GIVEN INSTRUCTION: Keep only the lines of the data below that contain "chart", and copy them.

>> Start SUPPLIED INFORMATION

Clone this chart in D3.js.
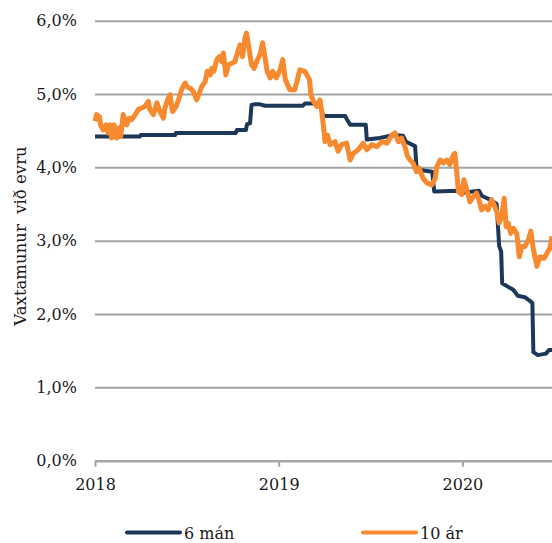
<!DOCTYPE html>
<html>
<head>
<meta charset="utf-8">
<script src="https://cdn.jsdelivr.net/npm/d3@7"></script>
<style>
  html, body { margin: 0; padding: 0; background: #fff; }
  svg text { font-family: "DejaVu Serif", serif; fill: #1a1a1a; }
</style>
</head>
<body>
<svg id="chart" width="552" height="543"></svg>
<script>
// 6 mán - step-like series
const sixMonthDates = [
  "2018-01-01","2018-03-31","2018-04-02","2018-06-09","2018-06-11","2018-10-08","2018-10-10",
  "2018-10-28","2018-10-30","2018-11-05","2018-11-08","2018-11-13","2018-11-25","2018-12-05",
  "2019-02-18","2019-02-22","2019-03-24","2019-03-30","2019-05-13","2019-05-17","2019-05-23",
  "2019-06-23","2019-06-25","2019-07-21","2019-08-16","2019-09-05","2019-09-11","2019-09-29",
  "2019-10-02","2019-11-02","2019-11-06","2019-12-23","2019-12-29","2020-02-03","2020-02-09",
  "2020-02-25","2020-03-09","2020-03-14","2020-03-18","2020-03-20","2020-04-01","2020-04-11",
  "2020-04-20","2020-05-04","2020-05-14","2020-05-19","2020-05-21","2020-05-30","2020-06-15",
  "2020-06-21","2020-06-27"
];
const sixMonthValues = [
  4.42,4.42,4.44,4.44,4.47,4.47,4.51,
  4.51,4.59,4.60,4.85,4.86,4.86,4.84,
  4.84,4.87,4.87,4.70,4.70,4.65,4.58,
  4.58,4.38,4.40,4.44,4.43,4.35,4.29,
  3.97,3.94,3.67,3.68,3.65,3.68,3.61,
  3.56,3.50,2.93,2.85,2.42,2.37,2.33,
  2.25,2.23,2.18,2.15,1.48,1.44,1.46,
  1.51,1.51
];

// 10 ár
const tenYearDates = [
  "2018-01-01","2018-01-04","2018-01-10","2018-01-12","2018-01-17","2018-01-23","2018-01-27","2018-01-31",
  "2018-02-03","2018-02-08","2018-02-13","2018-02-18","2018-02-21","2018-02-26","2018-03-02","2018-03-05",
  "2018-03-10","2018-03-15","2018-03-22","2018-03-28","2018-04-04","2018-04-10","2018-04-17","2018-04-20",
  "2018-04-27","2018-05-04","2018-05-10","2018-05-17","2018-05-20","2018-05-25","2018-05-30","2018-06-04",
  "2018-06-11","2018-06-16","2018-06-22","2018-06-29","2018-07-03","2018-07-09","2018-07-15","2018-07-22",
  "2018-07-27","2018-08-01","2018-08-08","2018-08-12","2018-08-18","2018-08-21","2018-08-25","2018-08-31",
  "2018-09-05","2018-09-10","2018-09-13","2018-09-18","2018-09-23","2018-09-30","2018-10-06","2018-10-10",
  "2018-10-16","2018-10-21","2018-10-26","2018-10-29","2018-11-04","2018-11-08","2018-11-13","2018-11-18",
  "2018-11-25","2018-11-30","2018-12-05","2018-12-09","2018-12-15","2018-12-20","2018-12-27","2019-01-04",
  "2019-01-09","2019-01-14","2019-01-23","2019-02-02","2019-02-12","2019-02-22","2019-03-03","2019-03-06",
  "2019-03-11","2019-03-18","2019-03-24","2019-03-27","2019-03-31","2019-04-03","2019-04-08","2019-04-13",
  "2019-04-23","2019-04-29","2019-05-06","2019-05-16","2019-05-23","2019-05-29","2019-06-08","2019-06-18",
  "2019-06-25","2019-07-05","2019-07-15","2019-07-25","2019-08-04","2019-08-14","2019-08-20","2019-08-27",
  "2019-09-02","2019-09-09","2019-09-14","2019-09-19","2019-09-25","2019-10-02","2019-10-07","2019-10-15",
  "2019-10-22","2019-11-01","2019-11-08","2019-11-11","2019-11-18","2019-11-24","2019-12-01","2019-12-07",
  "2019-12-14","2019-12-17","2019-12-21","2019-12-24","2019-12-31","2020-01-04","2020-01-10","2020-01-16",
  "2020-01-23","2020-01-29","2020-02-04","2020-02-08","2020-02-15","2020-02-21","2020-02-28","2020-03-04",
  "2020-03-09","2020-03-14","2020-03-19","2020-03-24","2020-03-28","2020-04-01","2020-04-06","2020-04-11",
  "2020-04-18","2020-04-23","2020-04-28","2020-05-04","2020-05-11","2020-05-16","2020-05-21","2020-05-28",
  "2020-06-03","2020-06-11","2020-06-17","2020-06-23","2020-06-27"
];
const tenYearValues = [
  4.63,4.72,4.69,4.58,4.51,4.58,4.47,4.58,
  4.40,4.58,4.40,4.54,4.42,4.72,4.63,4.58,
  4.67,4.65,4.72,4.79,4.81,4.83,4.90,4.79,
  4.72,4.88,4.76,4.67,4.81,4.92,4.99,4.76,
  4.83,4.92,5.06,5.15,5.10,5.08,5.04,4.92,
  5.01,5.10,5.17,5.31,5.26,5.35,5.31,5.47,
  5.51,5.44,5.56,5.26,5.40,5.42,5.44,5.54,
  5.67,5.51,5.76,5.83,5.58,5.40,5.35,5.44,
  5.54,5.70,5.49,5.31,5.22,5.31,5.22,5.33,
  5.47,5.20,5.06,5.06,5.33,5.31,5.20,4.99,
  4.90,4.83,4.92,4.79,4.56,4.35,4.44,4.31,
  4.35,4.22,4.31,4.33,4.10,4.19,4.24,4.33,
  4.24,4.31,4.28,4.35,4.33,4.44,4.47,4.35,
  4.40,4.28,4.15,4.10,4.06,3.94,3.99,3.85,
  3.79,3.76,3.85,4.01,4.10,4.06,4.10,4.04,
  4.17,4.19,3.92,3.67,3.63,3.83,3.69,3.53,
  3.60,3.65,3.53,3.42,3.47,3.42,3.56,3.49,
  3.40,3.24,3.33,3.58,3.19,3.24,3.10,3.17,
  3.10,2.78,2.92,2.92,3.01,3.13,2.88,2.65,
  2.78,2.76,2.83,2.90,3.06
];

const yTicks = [0, 1, 2, 3, 4, 5, 6];
const yearTicks = ["2018-01-01", "2019-01-01", "2020-01-01"];
const seriesNames = ["6 mán", "10 ár"];
const seriesColors = ["#1d3758", "#f7892f"];
const yTitle = "Vaxtamunur  við evru";

const parse = d3.timeParse("%Y-%m-%d");
const isLocale = d3.formatLocale({ decimal: ",", thousands: ".", grouping: [3], currency: ["", " kr."] });
const pct = v => isLocale.format(".1f")(v) + "%";

const svg = d3.select("#chart");
const plotLeft = 95, plotRight = 552, plotTop = 20.7, plotBottom = 460.7;

const x = d3.scaleTime()
  .domain([parse("2018-01-01"), parse("2020-06-27")])
  .range([plotLeft, plotRight]);
const y = d3.scaleLinear().domain([0, 6]).range([plotBottom, plotTop]);

// horizontal gridlines + y labels
const yAxis = svg.append("g")
  .attr("transform", `translate(${plotLeft},0)`)
  .call(d3.axisLeft(y).tickValues(yTicks).tickSize(-(plotRight - plotLeft)).tickPadding(18).tickFormat(pct));
yAxis.select(".domain").remove();
yAxis.selectAll(".tick line").attr("stroke", "#a3a3a3").attr("stroke-width", 2);
yAxis.selectAll(".tick text").style("font-size", "16px").attr("fill", "#1a1a1a");

// x axis
const xAxis = svg.append("g")
  .attr("transform", `translate(0,${plotBottom})`)
  .call(d3.axisBottom(x).tickValues(yearTicks.map(parse)).tickSize(6).tickSizeOuter(0).tickFormat(d3.timeFormat("%Y")));
xAxis.select(".domain").attr("stroke", "#a3a3a3").attr("stroke-width", 2);
xAxis.selectAll(".tick line").attr("stroke", "#a3a3a3").attr("stroke-width", 2);
xAxis.selectAll(".tick text").style("font-size", "16px").attr("y", 18).attr("fill", "#1a1a1a");

// lines
const line = d3.line()
  .x(d => x(d[0]))
  .y(d => y(d[1]));

const series = [
  d3.zip(sixMonthDates.map(parse), sixMonthValues),
  d3.zip(tenYearDates.map(parse), tenYearValues)
];

svg.append("g")
  .selectAll("path")
  .data(series)
  .join("path")
  .attr("d", line)
  .attr("fill", "none")
  .attr("stroke", (_, i) => seriesColors[i])
  .attr("stroke-width", (_, i) => i === 0 ? 4 : 5)
  .attr("stroke-linejoin", "round");

// y title
svg.append("text")
  .attr("transform", "translate(26,236) rotate(-90)")
  .attr("text-anchor", "middle")
  .style("font-size", "16.5px")
  .style("white-space", "pre")
  .text(yTitle);

// legend
const legendX = [127, 363];
const legend = svg.append("g")
  .selectAll("g")
  .data(seriesNames)
  .join("g")
  .attr("transform", (_, i) => `translate(${legendX[i]},532.5)`);
legend.append("line")
  .attr("x1", 0).attr("x2", 53)
  .attr("stroke", (_, i) => seriesColors[i])
  .attr("stroke-width", 4)
  .attr("stroke-linecap", "round");
legend.append("text")
  .attr("x", 57)
  .attr("y", 6)
  .style("font-size", "16px")
  .text(d => d);
</script>
</body>
</html>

>> End SUPPLIED INFORMATION

EXERCISE SOLUTION:
Clone this chart in D3.js.
<svg id="chart" width="552" height="543"></svg>
const svg = d3.select("#chart");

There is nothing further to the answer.